Warning! Read Kiersten White’s Mind Games and Annie and Fia (an ebook novella) before proceeding. You will be all kinds of confused if you don’t! (Of course, if you’ve come this far in this particular series, you’re probably already confused.)
I don’t quite know what to say about my latest read. Perfect Lies is the sequel to Mind Games by Kiersten White, which I read just three short months ago. I wish I’d read these two books back to back. Maybe that would have alleviated some of my initial confusion. Even with a fairly short time span between reading Mind Games and Perfect Lies, it took me longer than I would have liked to re-familiarize myself with the characters and the story line (which is complicated enough without having to remember details).
If you’ve read Mind Games, you know that the basic story revolves around two sisters: Fia, a fighter with seemingly perfect instincts, and Annie, a blind Seer who has visions of the future. Both girls have been controlled by the Keane Corporation (really bad place with a worse leader who seeks to keep girls with special abilities in his power and debt), and they are trying–in different ways–to take control of their own destinies.
That’s kind of where Perfect Lies picks up. Annie and Fia have been separated. Annie, who most believe to be dead by her sister’s hand, is with a group of people working against Keane from the outside. Fia, however, is working against Keane from the inside…with the help of James, Phillip Keane’s son and potential successor.

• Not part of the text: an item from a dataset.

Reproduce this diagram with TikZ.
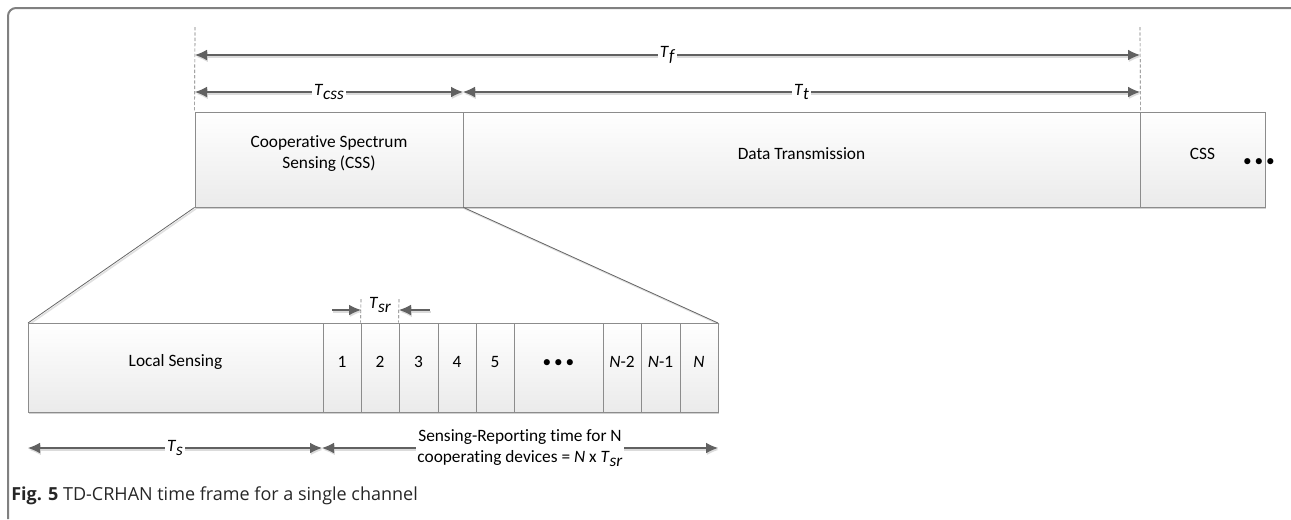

Perfect Lies is told from the perspectives of both sisters, but their stories are told–at least at first–in different time periods. It’s easy to see, though, from the notes at the beginning of each chapter–Three Months Before, Twenty-Eight Hours Before–that both perspectives are leading up to one huge event. It’s not always clear what that event will be or how Annie and Fia will make their ways to it. As a matter of fact, I don’t think I figured things out until very late in the book. (Odd for me, but kudos to Kiersten White for keeping me guessing!)
Like Mind Games, Perfect Lies really messed with my head. In addition to not knowing what the characters would do from one minute to the next, being inside Fia’s head was sometimes jarring. In order to confuse the Readers (mind-readers) around her, her thoughts were often chaotic, and that definitely comes across in the text. I also wanted Fia to wake up and really see the people around her and how they were either helping or hurting her already damaged psyche. The same could be said for Annie, but I think Annie dealt with the people around her in a much more positive way than Fia did. Of course, Annie didn’t have to deal with always being the protector or, you know, a hired assassin. That was Fia’s job.
It was interesting to see how the sisters’ stories came together at the end and how they resolved what could have turned into total devastation. (It was bad enough, but it could have been much, much worse.) What I found interesting was that it wasn’t Fia who ultimately saved the day. It was Annie, the sister who nearly everyone saw as weaker and disabled. That, in my opinion, is awesome and sends a message that strength comes in many forms. No one, no matter how weak he/she appears to be, should ever be counted out. That’s something I need to remember in my own life.
Now that this short series is over, I have to say that I did enjoy it. It was quite the mind trip, and I’m messed up enough to admit that I like that. If you are drawn to books that are kind of out there, I highly recommend both Mind Games and Perfect Lies. Just give them a try!